Christmas Came Early
Art Basel Miami Beach's 23rd edition had the first aggressive sales momentum in two years. The Warhol went for eighteen million on Wednesday.
Art Basel Miami Beach closed on the 7th of December 2025 after five days at the Miami Beach Convention Center. 283 galleries, around 80,000 visitors. The mood was the one the market had been waiting for since 2022. Sales happened fast and at scale. Lévy Gorvy Dayan placed Andy Warhol's Muhammad Ali (1977) at an $18 million ask, the fair's top reported number. David Zwirner opened with a $5.5 million Gerhard Richter on Wednesday morning, and by the afternoon had added an Alice Neel for $3.3 million and two Josef Albers Homage to the Square paintings at $2.5 million and $2.2 million. One dealer at dinner said Christmas came early. Several others said the same thing independently. A phrase you hear from three or four booths in one night is what you write down.
This was not a quiet year. Miami Beach in 2022 and 2023 had been characterised by careful pricing, flat aisles, a sense that the top of the market had thinned out. 2024 was slightly better. 2025, as reported by the director Bridget Finn in the closing press statement, broke the pattern. What had shifted was not just collector confidence but the specific kind of work being placed. Blue-chip names sold first and fastest. Gladstone moved Ugo Rondinone sculptures one after another. Rauschenberg's Tarnished Honor (Copperhead) from 1989 went to a private collection at Gladstone for $1.5 million. Almine Rech placed a Picasso in the $2.8–3 million range. A James Turrell Glassworks piece sold in the $1 million register. Mid-market work also moved, though more slowly and more carefully. The category that did not move was the speculative end, the NFT-style art that was still trying to be the next thing at previous Miamis. Those booths had the lightest crowds.
A new initiative worth noting: Zero 10, ABMB's first dedicated section for digital art, launched this year in partnership with OpenSea. Twelve international exhibitors, including Beeple Studios, Art Blocks, Heft, Pace Gallery, and Nguyen Wahed. The section had been carefully separated from the main aisles, which was the right decision. Collectors who wanted to look at digital art did. Others did not have to walk through it on their way somewhere else. The works in Zero 10 were higher quality than most of what has passed as digital art at fairs over the last four years. Pace's Mario Klingemann installation, in particular, held its own.
Among the main aisle rooms, a few held attention in ways that had nothing to do with the market report. Hauser & Wirth's room with Philip Guston paintings. Sadie Coles HQ with a new Celia Paul hang. A Peter Saul room at Michael Werner that was the most fun I had at the fair. Lisson showed a focused Anish Kapoor booth. Luhring Augustine had a room of Charles Ray sculptures that deserved more time than the aisle allowed.

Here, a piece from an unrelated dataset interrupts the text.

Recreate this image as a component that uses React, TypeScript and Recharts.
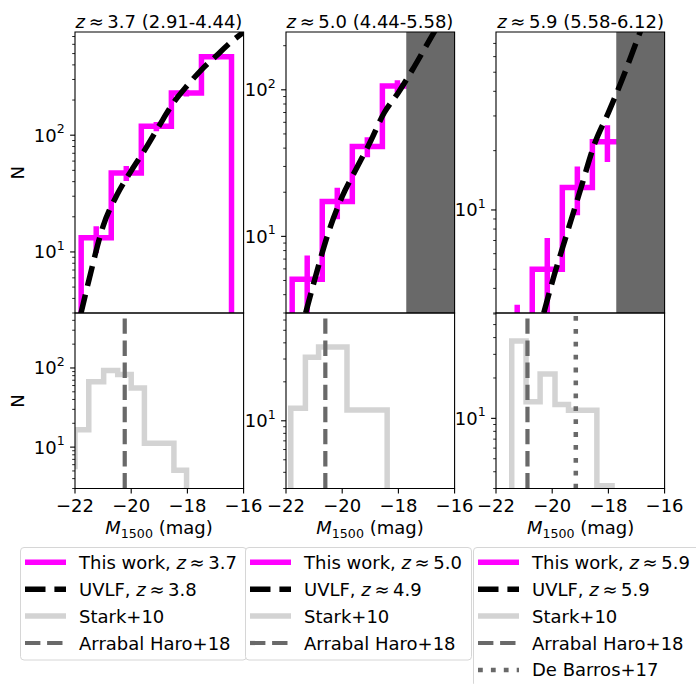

Miami is a strange fair. The art is inside the Convention Center; the rest of the week happens on South Beach, at NADA, at Untitled on the beach, at Design Miami/ opposite the Convention Center, in beachfront hotels, in Faena, in the Edition, in rented boats, in rented houses. The ratio of business to performance is uniquely weighted towards performance. I attended, between Tuesday and Sunday, a dinner hosted by Bottega Veneta for a collector who was not their client, a breakfast at the Rubell that ended in a fight about Pichler, a walk on the beach at 2 a.m. with a dealer who may or may not have been looking for his wife. This is what the Miami week is.
NADA and Untitled had their usual mood: NADA a strong showing this year from younger galleries in Mexico City and Bogotá, Untitled quieter but with a handful of rooms from São Paulo and Lagos that held attention. A visit to both is mandatory for anyone serious about where the market is turning next. The fairs that get the coverage are the Convention Center and Design Miami/. The fairs where the next cycle is staged are the other two.

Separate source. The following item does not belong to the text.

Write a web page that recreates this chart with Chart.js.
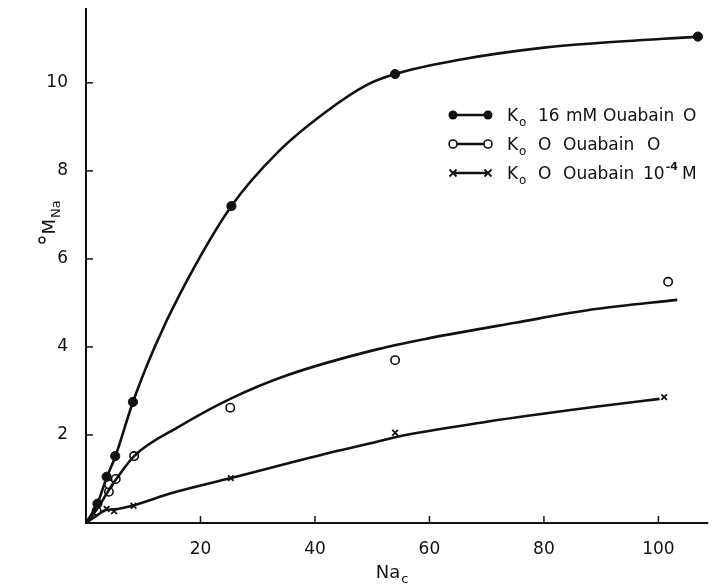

The closing mood, on the Sunday afternoon, was of people who had sold things and were no longer pretending otherwise. Dealers at bookings at La Mar, at Casa Tua, at Joe's Stone Crab. The fair's directors smiled in a way you only see when the sheets are black. The collector class, whose existence tends to be implied rather than visible at a fair, was visible on Sunday night in a way it had not been for three Miamis. Someone I know, who has been coming to this fair for twenty years, summed it up by saying the reasonable Miami is over. The question is whether the next one will be sustainable, or another 2021. I do not know. Nobody does. The numbers at this one, for a week in December, were the ones the market had been quietly asking for.